The child Marie comes to gather her beloved Nutcracker in her arms before she goes to sleep; then her mother arrives to find her and in turn protect her from the night’s chill with a shawl; and finally Marie’s godfather, Drosselmeier, arrives to survey the scene and to inspect (and prepare) the Nutcracker he gave Marie for purposes as yet undivulged. Balanchine simply lets this violin meditation cast a spell deeper than his stage action explains; I love best that for a moment nothing happens onstage at all, so that we just listen in suspense while the violin suggests the sleeper’s vision, organic inner growth and transcendent beauty.
Soon there follows the most celebrated scene change in all ballet. The room grows outsize, and the Christmas tree rises volcanically upward out of the ground until the star is out of sight. (When Balanchine was preparing this production in 1954, colleagues anxious about the expense proposed that he stage the ballet without the ascending tree. He’s said to have replied, essentially, the ballet is the Christmas tree.)
Balanchine’s timing of the events that precede and follow his tree’s growth is unmatched. We’ve already lived through Marie’s heart-racing excitement at discovering that the toy soldiers have become as large as she. Now the tree rises while she, right before it, clutches the ballet’s tiny protagonist to her heart. And the scene’s Wonderland climax occurs not when the tree stops growing, but when that very Nutcracker, after vanishing offstage, returns — now her size too.
What theatrical marvel could surpass this? Well, the very next scene change (after the battle between mice and soldiers). Tchaikovsky has already created music of metamorphosis. Now he suggests transfiguration.
You can hear why most choreographers can’t resist setting this as a dance — in most cases as an exultantly romantic pas de deux (heroine with her transformed Nutcracker, Snow King and Queen, whoever).
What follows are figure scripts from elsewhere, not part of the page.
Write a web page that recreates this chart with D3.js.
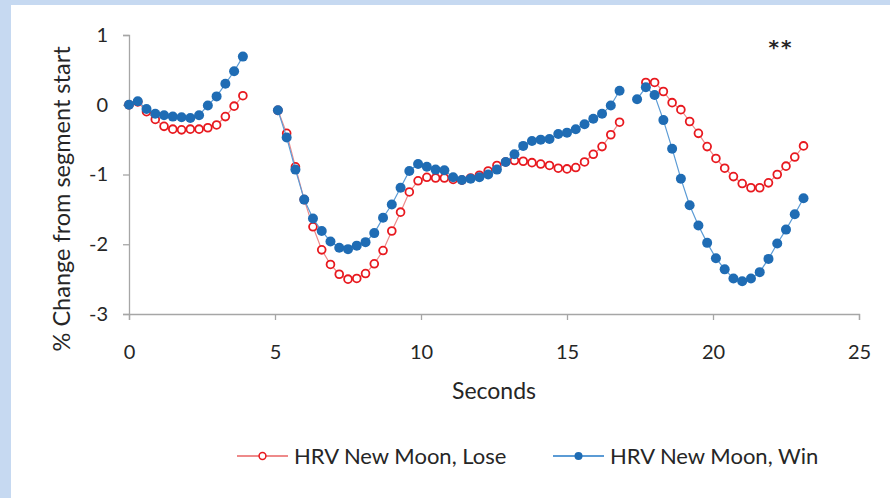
<!DOCTYPE html>
<html>
<head>
<meta charset="utf-8">
<script src="https://cdn.jsdelivr.net/npm/d3@7"></script>
<style>
  html, body { margin: 0; padding: 0; background: #c6d9f1; }
  svg { display: block; }
  text { font-family: Lato, "Open Sans", "Liberation Sans", sans-serif; fill: #262626; }
</style>
</head>
<body>
<svg id="chart" width="890" height="498"></svg>
<script>
// Time (s) of each sample; null separates the recording segments
const seconds = [
  0, 0.3, 0.6, 0.9, 1.2, 1.5, 1.8, 2.1, 2.4, 2.7, 3.0, 3.3, 3.6, 3.9,
  null,
  5.1, 5.4, 5.7, 6.0, 6.3, 6.6, 6.9, 7.2, 7.5, 7.8, 8.1, 8.4, 8.7, 9.0, 9.3, 9.6, 9.9,
  10.2, 10.5, 10.8, 11.1, 11.4, 11.7, 12.0, 12.3, 12.6, 12.9, 13.2, 13.5, 13.8, 14.1,
  14.4, 14.7, 15.0, 15.3, 15.6, 15.9, 16.2, 16.5, 16.8,
  null,
  17.4, 17.7, 18.0, 18.3, 18.6, 18.9, 19.2, 19.5, 19.8, 20.1, 20.4, 20.7, 21.0, 21.3,
  21.6, 21.9, 22.2, 22.5, 22.8, 23.1
];

// % change from segment start, losing trials
const loseValues = [
  0, 0.04, -0.1, -0.21, -0.31, -0.35, -0.36, -0.35, -0.35, -0.33, -0.29, -0.17, -0.02, 0.13,
  null,
  -0.08, -0.41, -0.89, -1.36, -1.75, -2.08, -2.29, -2.43, -2.50, -2.49, -2.42, -2.28, -2.09, -1.81, -1.54, -1.25, -1.09,
  -1.04, -1.05, -1.05, -1.07, -1.08, -1.05, -1.01, -0.95, -0.87, -0.82, -0.80, -0.81, -0.83, -0.85,
  -0.87, -0.91, -0.92, -0.90, -0.82, -0.71, -0.60, -0.43, -0.25,
  null,
  null, 0.32, 0.32, 0.19, 0.03, -0.07, -0.24, -0.41, -0.60, -0.77, -0.91, -1.03, -1.13, -1.19,
  -1.19, -1.12, -1.00, -0.88, -0.75, -0.59
];

// % change from segment start, winning trials
const winValues = [
  0, 0.05, -0.06, -0.13, -0.15, -0.17, -0.18, -0.19, -0.15, -0.01, 0.12, 0.30, 0.48, 0.69,
  null,
  -0.08, -0.47, -0.93, -1.36, -1.63, -1.81, -1.96, -2.05, -2.07, -2.02, -1.97, -1.84, -1.62, -1.43, -1.19, -0.95, -0.85,
  -0.89, -0.93, -0.94, -1.04, -1.08, -1.06, -1.04, -1.00, -0.93, -0.82, -0.71, -0.59, -0.52, -0.50,
  -0.49, -0.42, -0.40, -0.35, -0.28, -0.20, -0.13, -0.01, 0.20,
  null,
  0.08, 0.25, 0.14, -0.22, -0.63, -1.06, -1.44, -1.73, -1.98, -2.20, -2.36, -2.49, -2.53, -2.49,
  -2.40, -2.21, -1.99, -1.79, -1.57, -1.34
];

const xTicks = [0, 5, 10, 15, 20, 25];
const yTicks = [1, 0, -1, -2, -3];

const seriesNames = ["HRV New Moon, Lose", "HRV New Moon, Win"];
const significance = "**";

const svg = d3.select("#chart");
const W = 890, H = 498;

// white chart area on the blue frame
svg.append("rect").attr("x", 11).attr("y", 5).attr("width", W - 11).attr("height", H - 5).attr("fill", "#ffffff");

const x = d3.scaleLinear().domain([0, 25]).range([129, 859]);
const y = d3.scaleLinear().domain([-3, 1]).range([314, 35]);

const axisColor = "#a6a6a6";

// x axis
const gx = svg.append("g").attr("transform", `translate(0,${y(-3)})`)
  .call(d3.axisBottom(x).tickValues(xTicks).tickSize(6).tickPadding(25).tickFormat(d3.format("d")));
gx.select(".domain").attr("stroke", axisColor).attr("stroke-width", 1.3);
gx.selectAll(".tick line").attr("stroke", axisColor).attr("stroke-width", 1.3);
gx.selectAll(".tick text").attr("font-size", 20).attr("fill", "#262626");

// y axis
const gy = svg.append("g").attr("transform", `translate(${x(0)},0)`)
  .call(d3.axisLeft(y).tickValues(yTicks).tickSize(6).tickPadding(15).tickFormat(d3.format("d")));
gy.select(".domain").attr("stroke", axisColor).attr("stroke-width", 1.3);
gy.selectAll(".tick line").attr("stroke", axisColor).attr("stroke-width", 1.3);
gy.selectAll(".tick text").attr("font-size", 20).attr("fill", "#262626")
  .text(d => d < 0 ? "-" + Math.abs(d) : d);

// axis titles
svg.append("text").attr("x", x(12.5)).attr("y", 399).attr("text-anchor", "middle")
  .attr("font-size", 23).text("Seconds");
svg.append("text").attr("transform", `translate(70,${y(-1.35)}) rotate(-90)`)
  .attr("text-anchor", "middle").attr("font-size", 23.5).text("% Change from segment start");

// significance marker
svg.append("text").attr("x", 781).attr("y", 54).attr("text-anchor", "middle")
  .style("font-family", "'DejaVu Sans', sans-serif").style("font-weight", "bold")
  .attr("font-size", 20).attr("letter-spacing", 2).text(significance);

const redStroke = "#e8191f", redLine = "#ee8a8a";
const blueFill = "#1f6cb4", blueLine = "#5b9bd5";

function points(values) {
  return seconds.map((t, i) => ({ t, v: values[i] }));
}

const line = d3.line()
  .defined(d => d.t !== null && d.v !== null)
  .x(d => x(d.t)).y(d => y(d.v));

const losePts = points(loseValues), winPts = points(winValues);
const valid = d => d.t !== null && d.v !== null;

// losing series: thin line with open circles
svg.append("path").datum(losePts).attr("d", line)
  .attr("fill", "none").attr("stroke", redLine).attr("stroke-width", 1.2);
svg.append("g").selectAll("circle").data(losePts.filter(valid)).join("circle")
  .attr("cx", d => x(d.t)).attr("cy", d => y(d.v)).attr("r", 3.9)
  .attr("fill", "#fff").attr("stroke", redStroke).attr("stroke-width", 1.8);

// winning series: thin line with filled dots
svg.append("path").datum(winPts).attr("d", line)
  .attr("fill", "none").attr("stroke", blueLine).attr("stroke-width", 1.2);
svg.append("g").selectAll("circle").data(winPts.filter(valid)).join("circle")
  .attr("cx", d => x(d.t)).attr("cy", d => y(d.v)).attr("r", 5)
  .attr("fill", blueFill);

// legend
const legend = svg.append("g");
const legendItems = [
  { name: seriesNames[0], x0: 237, line: redLine, open: true },
  { name: seriesNames[1], x0: 553, line: blueLine, open: false }
];
legendItems.forEach(it => {
  const g = legend.append("g").attr("transform", `translate(${it.x0},456)`);
  g.append("line").attr("x1", 0).attr("x2", 51).attr("y1", 0).attr("y2", 0)
    .attr("stroke", it.line).attr("stroke-width", 2);
  if (it.open) {
    g.append("circle").attr("cx", 25.5).attr("cy", 0).attr("r", 3.4)
      .attr("fill", "#fff").attr("stroke", redStroke).attr("stroke-width", 1.5);
  } else {
    g.append("circle").attr("cx", 25.5).attr("cy", 0).attr("r", 4).attr("fill", blueFill);
  }
  g.append("text").attr("x", 57).attr("y", 8).attr("font-size", 22).text(it.name);
});
</script>
</body>
</html>
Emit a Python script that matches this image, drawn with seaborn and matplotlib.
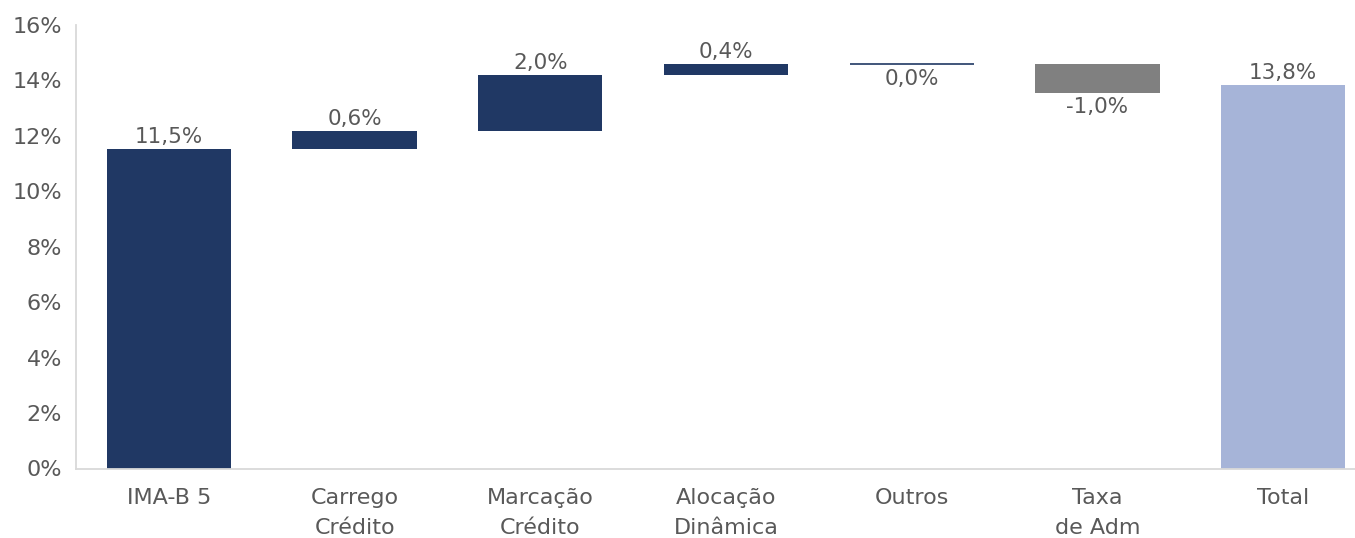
import matplotlib
matplotlib.use("Agg")
import matplotlib.pyplot as plt
import seaborn as sns
import pandas as pd
import numpy as np

categories = ["IMA-B 5", "Carrego\nCrédito", "Marcação\nCrédito", "Alocação\nDinâmica",
              "Outros", "Taxa\nde Adm", "Total"]
contributions = [11.54, 0.63, 2.03, 0.38, 0.0, -1.03]
total_value = 13.83
bar_colors = ["#203864", "#203864", "#203864", "#203864", "#203864", "#808080", "#A6B4D8"]
y_ticks = [0, 2, 4, 6, 8, 10, 12, 14, 16]

# waterfall geometry from the data
cum = np.cumsum(contributions)
starts = np.concatenate([[0], cum[:-1]])
lows = [min(s, c) for s, c in zip(starts, cum)] + [0.0]
highs = [max(s, c) for s, c in zip(starts, cum)] + [total_value]
values = contributions + [total_value]

df = pd.DataFrame({"cat": categories, "height": np.array(highs) - np.array(lows),
                   "low": lows})

sns.set_theme(style="white")
plt.rcParams["font.family"] = ["DejaVu Sans"]
text_color = "#595959"
fs_lab = 15.5
fs_tick = 16

fig = plt.figure(figsize=(13.55, 5.38), dpi=100)
ax = fig.add_axes([76 / 1355, (538 - 468.5) / 538, 1300 / 1355, (468.5 - 25) / 538])

sns.barplot(data=df, x="cat", y="height", bottom=df["low"].values, width=0.67,
            color="#203864", ax=ax, saturation=1)

for i, p in enumerate(ax.patches):
    p.set_facecolor(bar_colors[i])
    p.set_edgecolor(bar_colors[i])
    if values[i] == 0:
        p.set_linewidth(1.2)
    else:
        p.set_linewidth(0)

for i, p in enumerate(ax.patches):
    xc = p.get_x() + p.get_width() / 2
    label = f"{values[i]:.1f}%".replace(".", ",")
    if values[i] > 0 or i == len(values) - 1:
        ax.annotate(label, (xc, highs[i]), xytext=(0, 1.5), textcoords="offset points",
                    ha="center", va="bottom", fontsize=fs_lab, color=text_color)
    else:
        ax.annotate(label, (xc, lows[i]), xytext=(0, -3), textcoords="offset points",
                    ha="center", va="top", fontsize=fs_lab, color=text_color)

ax.set_ylim(0, 16)
ax.set_xlim(-0.5, 6.5)
ax.set_yticks(y_ticks)
ax.set_yticklabels([f"{t}%" for t in y_ticks], fontsize=fs_tick, color=text_color)
ax.set_xticks(range(len(categories)))
ax.set_xticklabels(categories, fontsize=fs_tick, color=text_color, linespacing=1.65)
ax.tick_params(axis="x", pad=14, length=0)
ax.tick_params(axis="y", pad=10, length=0)
ax.set_xlabel("")
ax.set_ylabel("")

for s in ["top", "right"]:
    ax.spines[s].set_visible(False)
for s in ["left", "bottom"]:
    ax.spines[s].set_color("#d9d9d9")
    ax.spines[s].set_linewidth(1.3)

fig.savefig("out.png", dpi=100)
Any mere duet, however, is going to look tritely overambitious beside this ever-rising tide of musical wonder. Balanchine, with no dance at all, supplies far more meaning. And he shows how Tchaikovsky is Wagner’s only equal in creating scene-change music that is sublimely dramatic.
The scene starts with the Nutcracker triumphant but as yet unredeemed, and his academic dance gesture — tendu side, with arms open wide — is among the strangest in dance theater because its formal radiance clashes with his large, immobile head. Then he, becoming the next figure to guard the sleeping Marie after her mother and Drosselmeier, summons the bed on which she lies to follow him; magically, it obeys.
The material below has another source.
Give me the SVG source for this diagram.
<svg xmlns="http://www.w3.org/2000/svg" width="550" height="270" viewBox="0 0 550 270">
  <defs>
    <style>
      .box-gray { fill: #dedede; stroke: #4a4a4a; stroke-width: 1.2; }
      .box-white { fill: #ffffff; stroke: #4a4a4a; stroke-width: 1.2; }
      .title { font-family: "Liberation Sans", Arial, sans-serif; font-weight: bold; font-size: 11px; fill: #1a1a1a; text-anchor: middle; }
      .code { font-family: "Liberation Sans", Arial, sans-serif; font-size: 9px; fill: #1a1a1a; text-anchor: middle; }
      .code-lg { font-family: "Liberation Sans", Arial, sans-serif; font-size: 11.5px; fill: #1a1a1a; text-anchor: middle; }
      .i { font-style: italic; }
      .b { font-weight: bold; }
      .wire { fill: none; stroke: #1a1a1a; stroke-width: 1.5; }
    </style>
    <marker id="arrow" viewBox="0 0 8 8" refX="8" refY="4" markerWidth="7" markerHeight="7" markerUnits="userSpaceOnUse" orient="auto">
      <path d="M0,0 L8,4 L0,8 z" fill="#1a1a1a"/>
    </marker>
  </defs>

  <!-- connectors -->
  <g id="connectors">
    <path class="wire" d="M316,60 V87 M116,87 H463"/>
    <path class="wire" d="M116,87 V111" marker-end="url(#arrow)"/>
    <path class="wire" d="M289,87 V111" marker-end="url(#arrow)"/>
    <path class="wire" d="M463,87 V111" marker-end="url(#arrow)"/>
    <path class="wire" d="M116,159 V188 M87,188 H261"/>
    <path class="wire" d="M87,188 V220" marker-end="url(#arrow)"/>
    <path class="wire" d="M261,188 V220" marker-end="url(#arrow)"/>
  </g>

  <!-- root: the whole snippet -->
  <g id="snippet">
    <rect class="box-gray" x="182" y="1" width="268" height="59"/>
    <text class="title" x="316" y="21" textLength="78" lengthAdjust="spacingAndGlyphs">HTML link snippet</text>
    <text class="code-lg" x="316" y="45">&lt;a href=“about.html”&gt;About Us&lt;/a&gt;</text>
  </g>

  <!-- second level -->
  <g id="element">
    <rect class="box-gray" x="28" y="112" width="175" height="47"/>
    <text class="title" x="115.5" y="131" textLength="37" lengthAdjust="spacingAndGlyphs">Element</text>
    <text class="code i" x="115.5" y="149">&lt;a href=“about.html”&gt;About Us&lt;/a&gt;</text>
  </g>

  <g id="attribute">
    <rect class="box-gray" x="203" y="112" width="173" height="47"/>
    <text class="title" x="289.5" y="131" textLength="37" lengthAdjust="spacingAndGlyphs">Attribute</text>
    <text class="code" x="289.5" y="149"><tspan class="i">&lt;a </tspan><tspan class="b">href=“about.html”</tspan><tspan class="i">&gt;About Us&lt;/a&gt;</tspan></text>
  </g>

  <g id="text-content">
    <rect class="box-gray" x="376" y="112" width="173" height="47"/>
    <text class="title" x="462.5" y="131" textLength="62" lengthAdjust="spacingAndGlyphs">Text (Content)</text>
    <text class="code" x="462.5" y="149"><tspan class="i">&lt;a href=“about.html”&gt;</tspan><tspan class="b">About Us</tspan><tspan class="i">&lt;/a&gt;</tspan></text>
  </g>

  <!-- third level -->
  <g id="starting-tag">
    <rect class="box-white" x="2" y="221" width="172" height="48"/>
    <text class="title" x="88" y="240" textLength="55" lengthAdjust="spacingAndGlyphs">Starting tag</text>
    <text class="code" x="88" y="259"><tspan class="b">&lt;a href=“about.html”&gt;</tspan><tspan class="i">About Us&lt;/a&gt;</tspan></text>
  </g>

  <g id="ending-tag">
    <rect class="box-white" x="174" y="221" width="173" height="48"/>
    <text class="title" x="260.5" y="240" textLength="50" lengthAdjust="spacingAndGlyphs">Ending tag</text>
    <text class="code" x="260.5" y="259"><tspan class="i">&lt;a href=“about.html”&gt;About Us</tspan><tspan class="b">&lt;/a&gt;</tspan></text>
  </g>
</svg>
New scenery arrives, swag after swag; the Nutcracker walks offstage but the bed remains, circling as if in a vortex, until the stage has fully become the Land of Snow and the Nutcracker returns. Now at last we see him transformed, shedding his Nutcracker surface like a husk, revealing the elegant princeling within, and he strikes again that proclamatory tendu-side gesture.
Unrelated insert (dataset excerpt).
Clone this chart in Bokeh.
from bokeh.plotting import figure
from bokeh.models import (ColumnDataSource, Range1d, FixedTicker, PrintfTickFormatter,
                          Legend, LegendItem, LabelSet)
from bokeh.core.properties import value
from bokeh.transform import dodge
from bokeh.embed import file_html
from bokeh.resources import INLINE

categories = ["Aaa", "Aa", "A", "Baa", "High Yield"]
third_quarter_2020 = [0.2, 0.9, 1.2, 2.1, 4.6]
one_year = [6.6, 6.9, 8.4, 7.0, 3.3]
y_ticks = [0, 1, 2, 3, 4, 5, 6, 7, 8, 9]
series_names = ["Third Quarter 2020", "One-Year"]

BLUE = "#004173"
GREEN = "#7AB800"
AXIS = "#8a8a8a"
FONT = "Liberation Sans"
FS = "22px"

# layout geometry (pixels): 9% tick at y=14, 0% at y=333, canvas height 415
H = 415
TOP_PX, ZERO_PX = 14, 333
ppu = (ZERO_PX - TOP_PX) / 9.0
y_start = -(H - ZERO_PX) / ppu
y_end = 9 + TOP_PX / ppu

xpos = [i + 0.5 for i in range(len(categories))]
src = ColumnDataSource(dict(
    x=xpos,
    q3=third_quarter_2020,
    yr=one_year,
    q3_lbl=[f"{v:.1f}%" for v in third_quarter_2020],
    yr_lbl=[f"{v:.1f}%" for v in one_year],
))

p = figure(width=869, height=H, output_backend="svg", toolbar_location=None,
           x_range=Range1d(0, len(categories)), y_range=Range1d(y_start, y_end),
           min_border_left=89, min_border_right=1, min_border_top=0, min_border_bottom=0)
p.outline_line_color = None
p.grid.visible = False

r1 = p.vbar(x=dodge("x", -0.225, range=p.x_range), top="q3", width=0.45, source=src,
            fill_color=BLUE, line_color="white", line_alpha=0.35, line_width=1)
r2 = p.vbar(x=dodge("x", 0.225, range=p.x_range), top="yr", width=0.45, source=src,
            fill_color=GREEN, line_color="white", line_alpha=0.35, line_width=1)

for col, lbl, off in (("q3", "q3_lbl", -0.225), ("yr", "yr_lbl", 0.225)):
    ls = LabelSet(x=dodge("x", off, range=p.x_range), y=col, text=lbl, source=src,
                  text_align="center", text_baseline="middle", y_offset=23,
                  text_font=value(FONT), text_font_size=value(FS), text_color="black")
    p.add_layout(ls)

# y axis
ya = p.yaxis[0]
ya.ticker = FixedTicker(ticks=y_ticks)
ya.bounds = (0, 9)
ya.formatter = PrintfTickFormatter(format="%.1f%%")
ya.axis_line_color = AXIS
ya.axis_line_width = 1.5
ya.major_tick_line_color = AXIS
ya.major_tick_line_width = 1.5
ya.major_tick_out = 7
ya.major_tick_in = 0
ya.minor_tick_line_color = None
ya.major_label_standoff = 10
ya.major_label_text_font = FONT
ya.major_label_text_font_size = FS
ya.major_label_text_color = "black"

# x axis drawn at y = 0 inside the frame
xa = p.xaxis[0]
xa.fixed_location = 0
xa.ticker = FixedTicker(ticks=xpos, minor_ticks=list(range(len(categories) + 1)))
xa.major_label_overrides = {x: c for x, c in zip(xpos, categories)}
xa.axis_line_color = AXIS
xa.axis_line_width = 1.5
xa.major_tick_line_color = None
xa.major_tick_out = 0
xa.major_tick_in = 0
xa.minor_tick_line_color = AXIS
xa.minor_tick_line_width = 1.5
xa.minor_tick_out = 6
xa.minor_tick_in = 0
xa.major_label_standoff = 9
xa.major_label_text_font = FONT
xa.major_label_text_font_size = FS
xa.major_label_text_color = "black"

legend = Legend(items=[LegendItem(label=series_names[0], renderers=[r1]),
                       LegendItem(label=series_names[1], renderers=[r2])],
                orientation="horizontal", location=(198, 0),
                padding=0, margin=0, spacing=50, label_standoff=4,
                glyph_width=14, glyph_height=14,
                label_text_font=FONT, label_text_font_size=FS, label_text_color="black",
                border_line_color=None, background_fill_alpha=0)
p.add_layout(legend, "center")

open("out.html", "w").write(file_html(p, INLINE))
At Friday’s performance some of the foppish glee Robert La Fosse displayed as Drosselmeier at the party could be questioned, but this is the interpretative choice of an enjoyably lively stage artist. Children, corps de ballet and soloists all did admirably, with especially fine contributions from Marie (Fiona Brennan), Fritz (Gregor MacKenzie Gillen) and Soldier (Troy Schumacher).
This didn’t feel, however, like an opening night. Jenifer Ringer, as the Sugar Plum Fairy, looked as if she’d eaten one sugar plum too many; and Jared Angle, as the Cavalier, seems to have been sampling half the Sweet realm. They’re among the few City Ballet principals who dance like adults, but without adult depth or complexity. Ashley Bouder (Dewdrop) has the brilliance they lack, but also a greater and more tough-grained hardness. Even Teresa Reichlen (as Coffee), often one of the company’s freshest and most multidimensional dancers, performed with a glassiness I don’t recall. And Ms. Otranto’s conducting lacked the moment-by-moment rapport with her dancers that turns a safe performance into a tingling one.
“George Balanchine’s The Nutcracker” continues through Jan. 2 at the David H. Koch Theater, Lincoln Center; nycballet.org.